Autant les salaires sont versés contractuellement chaque mois, tout au long de l’année, indépendamment de la santé de l’entreprise, autant la politique de dividendes n’a rien d’automatique. Pour toutes sortes de raisons, conjoncturelles ou structurelles, en lien avec la tendance économique globale ou avec les difficultés spécifiques de tel ou tel secteur d’activité, il y a des années avec et des années sans.

Autant les salaires contribuent à la formation de la valeur de l’entreprise (et pourraient être remplacés par de la prestation de service rémunérée en honoraires), autant les dividendes font revenir une partie de la valeur créée dans les mains des investisseurs – c’est au moment où l’actionnaire a investi dans l’entreprise, c’est-à-dire acheté des titres, qu’il a apporté sa contribution à la création de valeur.

Et autant les salariés voient leur patrimoine s’accroître à chaque salaire versé, autant ce n’est pas le cas lorsque les actionnaires perçoivent leurs dividendes. Ils étaient déjà aussi riches avant le versement car le cours de l’action reflétait la valeur totale donnée par le marché à l’entreprise. Tous les versements de dividendes sont suivis d’un décalage du cours de l’action vers le bas. C’est logique : l’entreprise abandonne une partie de ses liquidités pour transformer une partie de la valeur créée en liquidités pour les actionnaires. Entre avant et après, toute chose étant égale par ailleurs, la valeur de l’entreprise baisse, tandis que le patrimoine de l’actionnaire reste identique.

Les auteurs de ce nouveau baromètre sont évidemment conscients de la, comment dire, simplicité un peu brute de leur approche. Ils consacrent d’ailleurs un paragraphe entier à énumérer ce dont ils n’ont pas tenu compte. L’impact de la fiscalité, par exemple. Oubli qui leur semble sans conséquence dans la mesure où l’État « verse aussi des subventions et fournit des services tant aux ménages qu’aux entreprises ».

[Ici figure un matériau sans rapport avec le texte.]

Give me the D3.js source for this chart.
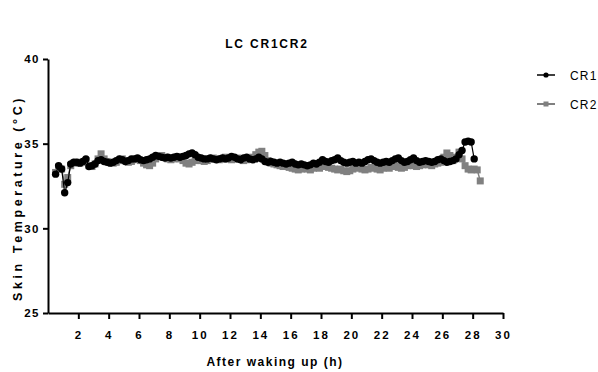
<!DOCTYPE html>
<html>
<head>
<meta charset="utf-8">
<script src="https://cdn.jsdelivr.net/npm/d3@7"></script>
<style>
  body { margin: 0; background: #fff; }
  svg { font-family: "Liberation Sans", Arial, sans-serif; }
</style>
</head>
<body>
<svg width="598" height="372"></svg>
<script>
// samples every 0.2 h starting at 0.5 h after waking
const startHour = 0.5;
const stepHour = 0.2;

const cr1 = [
  33.2, 33.7, 33.5, 32.1, 32.7, 33.8, 33.9, 33.9, 33.85, 33.95,
  34.1, 33.65, 33.7, 33.8, 34.0, 34.05, 33.95, 33.9, 33.85, 33.9,
  34.0, 34.1, 34.05, 33.95, 34.0, 34.1, 34.1, 34.15, 34.05, 34.0,
  34.05, 34.1, 34.2, 34.3, 34.25, 34.2, 34.15, 34.2, 34.15, 34.2,
  34.25, 34.2, 34.25, 34.3, 34.4, 34.45, 34.35, 34.2, 34.15, 34.1,
  34.1, 34.15, 34.1, 34.05, 34.1, 34.15, 34.1, 34.15, 34.25, 34.2,
  34.1, 34.05, 34.15, 34.2, 34.1, 34.05, 34.1, 34.2, 34.1, 33.95,
  33.9, 33.95, 33.9, 33.85, 33.9, 33.85, 33.8, 33.85, 33.9, 33.8,
  33.75, 33.8, 33.75, 33.7, 33.75, 33.85, 33.8, 33.9, 34.05, 33.95,
  33.9, 34.0, 34.05, 34.15, 34.0, 33.9, 33.85, 33.9, 33.95, 33.85,
  33.9, 33.85, 33.95, 34.05, 34.1, 34.0, 33.9, 33.85, 33.9, 33.95,
  33.9, 34.0, 34.1, 34.15, 34.0, 33.9, 33.95, 34.05, 34.15, 34.0,
  33.9, 33.95, 34.0, 33.95, 33.9, 33.95, 34.05, 34.1, 34.0, 33.9,
  33.95, 34.0, 34.1, 34.35, 34.6, 35.1, 35.15, 35.1, 34.1
];

const cr2 = [
  33.3, 33.6, 33.5, 32.6, 33.0, 33.7, 33.85, 33.9, 33.85, 33.9,
  34.0, 33.7, 33.65, 33.8, 34.1, 34.4, 34.1, 33.95, 33.9, 33.85,
  33.9, 34.0, 34.1, 34.0, 33.9, 33.95, 34.05, 34.1, 34.0, 33.85,
  33.75, 33.7, 33.85, 34.1, 34.25, 34.3, 34.2, 34.1, 34.05, 34.1,
  34.2, 34.1, 34.0, 33.85, 33.8, 33.9, 34.0, 34.05, 34.0, 33.95,
  34.0, 34.1, 34.15, 34.1, 34.05, 34.1, 34.2, 34.1, 34.05, 34.1,
  34.15, 34.1, 34.0, 34.05, 34.1, 34.2, 34.35, 34.5, 34.55, 34.3,
  34.0, 33.85, 33.8, 33.75, 33.7, 33.65, 33.7, 33.6, 33.55, 33.5,
  33.45, 33.5, 33.55, 33.5, 33.45, 33.55, 33.6, 33.55, 33.65, 33.7,
  33.6, 33.55, 33.5, 33.45, 33.5, 33.4, 33.35, 33.4, 33.5, 33.55,
  33.6, 33.5, 33.45, 33.5, 33.6, 33.55, 33.5, 33.45, 33.55, 33.6,
  33.55, 33.65, 33.7, 33.6, 33.55, 33.6, 33.7, 33.75, 33.7, 33.65,
  33.7, 33.75, 33.8, 33.75, 33.7, 33.8, 33.85, 33.9, 34.2, 34.45,
  34.3, 34.0, 34.2, 34.5, 34.1, 33.7, 33.5, 33.45, 33.5, 33.45,
  32.8
];

const xTicks = [2, 4, 6, 8, 10, 12, 14, 16, 18, 20, 22, 24, 26, 28, 30];
const yTicks = [25, 30, 35, 40];

const svg = d3.select('svg');
const margin = { left: 48, right: 95, top: 59, bottom: 59 };
const width = 598 - margin.left - margin.right;
const height = 372 - margin.top - margin.bottom;

const x = d3.scaleLinear().domain([0, 30]).range([margin.left, margin.left + width]);
const y = d3.scaleLinear().domain([25, 40]).range([margin.top + height, margin.top]);

const toPoints = (vals) => vals.map((v, i) => ({ h: startHour + i * stepHour, t: v }));
const line = d3.line().x((d) => x(d.h)).y((d) => y(d.t));

// x axis
const gx = svg.append('g')
  .attr('transform', 'translate(0,' + y(25) + ')')
  .call(d3.axisBottom(x).tickValues(xTicks).tickSize(6).tickSizeOuter(0).tickPadding(12));
gx.select('.domain').attr('stroke-width', 2);
gx.selectAll('.tick line').attr('stroke-width', 2);
gx.selectAll('.tick text')
  .attr('font-size', 11.5).attr('font-weight', 'bold')
  .attr('letter-spacing', '2px').attr('fill', '#000');

// y axis
const gy = svg.append('g')
  .attr('transform', 'translate(' + x(0) + ',0)')
  .call(d3.axisLeft(y).tickValues(yTicks).tickSize(5).tickSizeOuter(0).tickPadding(3));
gy.select('.domain').attr('stroke-width', 2);
gy.selectAll('.tick line').attr('stroke-width', 2);
gy.selectAll('.tick text')
  .attr('font-size', 11.5).attr('font-weight', 'bold')
  .attr('letter-spacing', '1.5px').attr('fill', '#000');

// CR2 underneath
const p2 = toPoints(cr2);
svg.append('path').datum(p2)
  .attr('d', line).attr('fill', 'none')
  .attr('stroke', '#808080').attr('stroke-width', 1.5);
svg.append('g').selectAll('rect').data(p2).join('rect')
  .attr('x', (d) => x(d.h) - 3.5).attr('y', (d) => y(d.t) - 3.5)
  .attr('width', 7).attr('height', 7).attr('fill', '#808080');

// CR1 on top
const p1 = toPoints(cr1);
svg.append('path').datum(p1)
  .attr('d', line).attr('fill', 'none')
  .attr('stroke', '#000').attr('stroke-width', 1.2);
svg.append('g').selectAll('circle').data(p1).join('circle')
  .attr('cx', (d) => x(d.h)).attr('cy', (d) => y(d.t))
  .attr('r', 3.7).attr('fill', '#000');

// title
svg.append('text')
  .attr('x', 267).attr('y', 48).attr('text-anchor', 'middle')
  .attr('font-size', 12).attr('font-weight', 'bold').attr('letter-spacing', '1.8px')
  .text('LC CR1CR2');

// axis titles
svg.append('text')
  .attr('x', 275).attr('y', 366).attr('text-anchor', 'middle')
  .attr('font-size', 12).attr('font-weight', 'bold').attr('letter-spacing', '1.5px')
  .text('After waking up (h)');

svg.append('text')
  .attr('transform', 'translate(22,198) rotate(-90)')
  .attr('text-anchor', 'middle')
  .attr('font-size', 12.5).attr('font-weight', 'bold').attr('letter-spacing', '3.6px')
  .text('Skin Temperature (°C)');

// legend
const legend = svg.append('g').attr('transform', 'translate(537,0)');
const items = [
  { name: 'CR1', color: '#000', y: 75, shape: 'circle' },
  { name: 'CR2', color: '#808080', y: 104, shape: 'square' }
];
items.forEach((it) => {
  legend.append('line')
    .attr('x1', 0).attr('x2', 18).attr('y1', it.y).attr('y2', it.y)
    .attr('stroke', it.color).attr('stroke-width', it.shape === 'circle' ? 1.5 : 2);
  if (it.shape === 'circle') {
    legend.append('circle').attr('cx', 9).attr('cy', it.y).attr('r', 2.6).attr('fill', it.color);
  } else {
    legend.append('rect').attr('x', 6.5).attr('y', it.y - 2.5).attr('width', 5).attr('height', 5).attr('fill', it.color);
  }
  legend.append('text')
    .attr('x', 33).attr('y', it.y + 4.5)
    .attr('font-size', 12).attr('letter-spacing', '1.2px')
    .text(it.name);
});
</script>
</body>
</html>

Mais oubli néanmoins dérangeant. Car si l’on s’intéresse maintenant à une autre étude réalisée dans ce format un peu réducteur mais incluant les impôts, celle de l’Institut Molinari en 2019, on apprend que l’année précédente, les entreprises du CAC 40 ont généré 373 milliards d’euros de richesses au niveau mondial dont 71 % en salaires, 19 % au profit des États et 10 % en dividendes nets d’impôt – cette simple réparation change déjà pas mal la face des choses. Or depuis la précédente étude Molinari de 2016, ce sont les encaissements fiscaux qui ont progressé le plus.

De son côté, l’économiste Patrick Artus faisait remarquer en 2019 que la progression générale des salaires était supérieure à celle de la productivité. Si extravagance dans les versements de dividendes il y a, force est de constater que cela ne se fait pas au prix d’une compression des salaires.

Adoptons maintenant le point de vue des journalistes de Marianne : les actionnaires sont scandaleusement trop rémunérés ; ils captent de plus en plus de valeur tandis que les autres agents économiques voient leur part s’amenuiser d’année en année. On déduit forcément de ce discours que le statut des actionnaires est des plus enviables. Mais alors pourquoi la retraite par capitalisation est-elle si unanimement décriée ?

Qu’on ne me réponde pas : solidarité. Il n’y a pas de solidarité dans les déficits ; il n’y a pas de solidarité dans la mauvaise gestion, fût-elle merveilleusement collective ; il n’y a pas de solidarité dans un système de pensions laissé à la discrétion exclusive d’une entité étatique. Que nos anticapitalistes de combat commencent par résoudre leurs contradictions internes avant de nous asséner leurs très approximatives leçons de morale économique.